**Directive**
Pictures aside, quote the whole listing exactly.

[start of Dataset content]

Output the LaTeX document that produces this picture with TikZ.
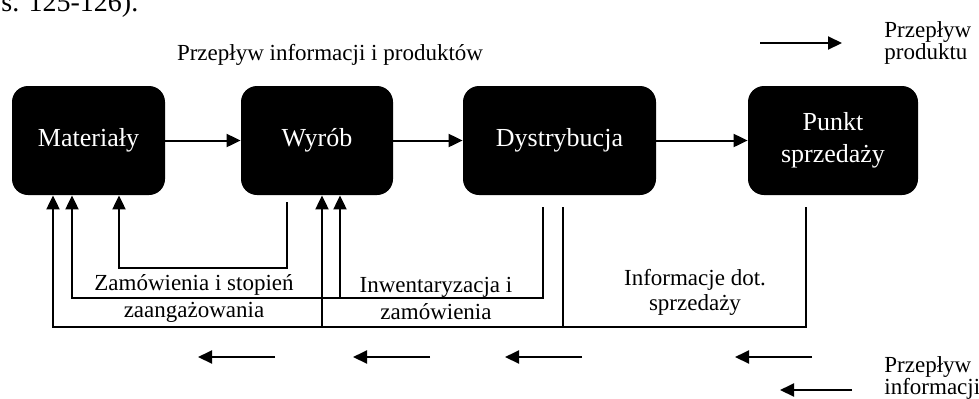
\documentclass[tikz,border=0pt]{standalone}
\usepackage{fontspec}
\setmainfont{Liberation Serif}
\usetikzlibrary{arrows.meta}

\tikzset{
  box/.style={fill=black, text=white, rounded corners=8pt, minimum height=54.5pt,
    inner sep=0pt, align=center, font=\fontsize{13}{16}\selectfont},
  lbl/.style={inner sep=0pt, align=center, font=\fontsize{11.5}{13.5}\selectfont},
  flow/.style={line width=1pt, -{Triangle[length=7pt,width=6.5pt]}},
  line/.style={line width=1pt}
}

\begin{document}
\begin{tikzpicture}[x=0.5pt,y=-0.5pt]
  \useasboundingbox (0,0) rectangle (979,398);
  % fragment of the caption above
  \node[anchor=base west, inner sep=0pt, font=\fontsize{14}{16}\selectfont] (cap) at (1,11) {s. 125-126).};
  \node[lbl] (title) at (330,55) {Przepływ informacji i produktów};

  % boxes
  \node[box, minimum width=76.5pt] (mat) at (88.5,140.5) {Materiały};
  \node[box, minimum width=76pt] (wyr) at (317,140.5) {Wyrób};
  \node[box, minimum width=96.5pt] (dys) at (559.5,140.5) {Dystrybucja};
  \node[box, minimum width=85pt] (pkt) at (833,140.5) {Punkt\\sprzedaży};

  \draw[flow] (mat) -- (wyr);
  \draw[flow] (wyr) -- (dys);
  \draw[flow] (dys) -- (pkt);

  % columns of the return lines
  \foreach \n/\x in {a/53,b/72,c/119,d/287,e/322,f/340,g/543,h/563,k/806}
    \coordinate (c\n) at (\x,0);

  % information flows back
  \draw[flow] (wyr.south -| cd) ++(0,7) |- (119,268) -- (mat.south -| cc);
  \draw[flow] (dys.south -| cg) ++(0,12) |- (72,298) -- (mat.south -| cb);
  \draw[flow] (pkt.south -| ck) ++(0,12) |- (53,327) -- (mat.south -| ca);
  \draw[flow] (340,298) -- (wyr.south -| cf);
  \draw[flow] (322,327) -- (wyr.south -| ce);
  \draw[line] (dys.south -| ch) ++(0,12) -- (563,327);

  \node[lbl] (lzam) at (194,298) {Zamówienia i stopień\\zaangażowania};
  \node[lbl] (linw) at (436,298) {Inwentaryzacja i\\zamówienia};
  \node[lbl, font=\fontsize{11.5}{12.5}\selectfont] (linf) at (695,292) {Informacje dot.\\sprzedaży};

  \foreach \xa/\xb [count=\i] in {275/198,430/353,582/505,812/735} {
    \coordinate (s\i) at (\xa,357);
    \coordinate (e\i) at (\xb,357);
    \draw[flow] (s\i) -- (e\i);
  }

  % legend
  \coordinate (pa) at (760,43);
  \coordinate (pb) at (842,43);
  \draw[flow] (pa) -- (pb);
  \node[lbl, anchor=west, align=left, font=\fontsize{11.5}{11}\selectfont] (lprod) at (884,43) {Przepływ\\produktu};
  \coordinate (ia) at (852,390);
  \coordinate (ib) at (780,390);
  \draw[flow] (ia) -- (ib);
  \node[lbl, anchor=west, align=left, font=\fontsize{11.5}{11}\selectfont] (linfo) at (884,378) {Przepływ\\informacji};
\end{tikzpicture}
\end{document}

[end of Dataset content]

**Expected output**
Output the LaTeX document that produces this picture with TikZ.
\documentclass[tikz,border=0pt]{standalone}
\usepackage{fontspec}
\setmainfont{Liberation Serif}
\usetikzlibrary{arrows.meta}

\tikzset{
  box/.style={fill=black, text=white, rounded corners=8pt, minimum height=54.5pt,
    inner sep=0pt, align=center, font=\fontsize{13}{16}\selectfont},
  lbl/.style={inner sep=0pt, align=center, font=\fontsize{11.5}{13.5}\selectfont},
  flow/.style={line width=1pt, -{Triangle[length=7pt,width=6.5pt]}},
  line/.style={line width=1pt}
}

\begin{document}
\begin{tikzpicture}[x=0.5pt,y=-0.5pt]
  \useasboundingbox (0,0) rectangle (979,398);
  % fragment of the caption above
  \node[anchor=base west, inner sep=0pt, font=\fontsize{14}{16}\selectfont] (cap) at (1,11) {s. 125-126).};
  \node[lbl] (title) at (330,55) {Przepływ informacji i produktów};

  % boxes
  \node[box, minimum width=76.5pt] (mat) at (88.5,140.5) {Materiały};
  \node[box, minimum width=76pt] (wyr) at (317,140.5) {Wyrób};
  \node[box, minimum width=96.5pt] (dys) at (559.5,140.5) {Dystrybucja};
  \node[box, minimum width=85pt] (pkt) at (833,140.5) {Punkt\\sprzedaży};

  \draw[flow] (mat) -- (wyr);
  \draw[flow] (wyr) -- (dys);
  \draw[flow] (dys) -- (pkt);

  % columns of the return lines
  \foreach \n/\x in {a/53,b/72,c/119,d/287,e/322,f/340,g/543,h/563,k/806}
    \coordinate (c\n) at (\x,0);

  % information flows back
  \draw[flow] (wyr.south -| cd) ++(0,7) |- (119,268) -- (mat.south -| cc);
  \draw[flow] (dys.south -| cg) ++(0,12) |- (72,298) -- (mat.south -| cb);
  \draw[flow] (pkt.south -| ck) ++(0,12) |- (53,327) -- (mat.south -| ca);
  \draw[flow] (340,298) -- (wyr.south -| cf);
  \draw[flow] (322,327) -- (wyr.south -| ce);
  \draw[line] (dys.south -| ch) ++(0,12) -- (563,327);

  \node[lbl] (lzam) at (194,298) {Zamówienia i stopień\\zaangażowania};
  \node[lbl] (linw) at (436,298) {Inwentaryzacja i\\zamówienia};
  \node[lbl, font=\fontsize{11.5}{12.5}\selectfont] (linf) at (695,292) {Informacje dot.\\sprzedaży};

  \foreach \xa/\xb [count=\i] in {275/198,430/353,582/505,812/735} {
    \coordinate (s\i) at (\xa,357);
    \coordinate (e\i) at (\xb,357);
    \draw[flow] (s\i) -- (e\i);
  }

  % legend
  \coordinate (pa) at (760,43);
  \coordinate (pb) at (842,43);
  \draw[flow] (pa) -- (pb);
  \node[lbl, anchor=west, align=left, font=\fontsize{11.5}{11}\selectfont] (lprod) at (884,43) {Przepływ\\produktu};
  \coordinate (ia) at (852,390);
  \coordinate (ib) at (780,390);
  \draw[flow] (ia) -- (ib);
  \node[lbl, anchor=west, align=left, font=\fontsize{11.5}{11}\selectfont] (linfo) at (884,378) {Przepływ\\informacji};
\end{tikzpicture}
\end{document}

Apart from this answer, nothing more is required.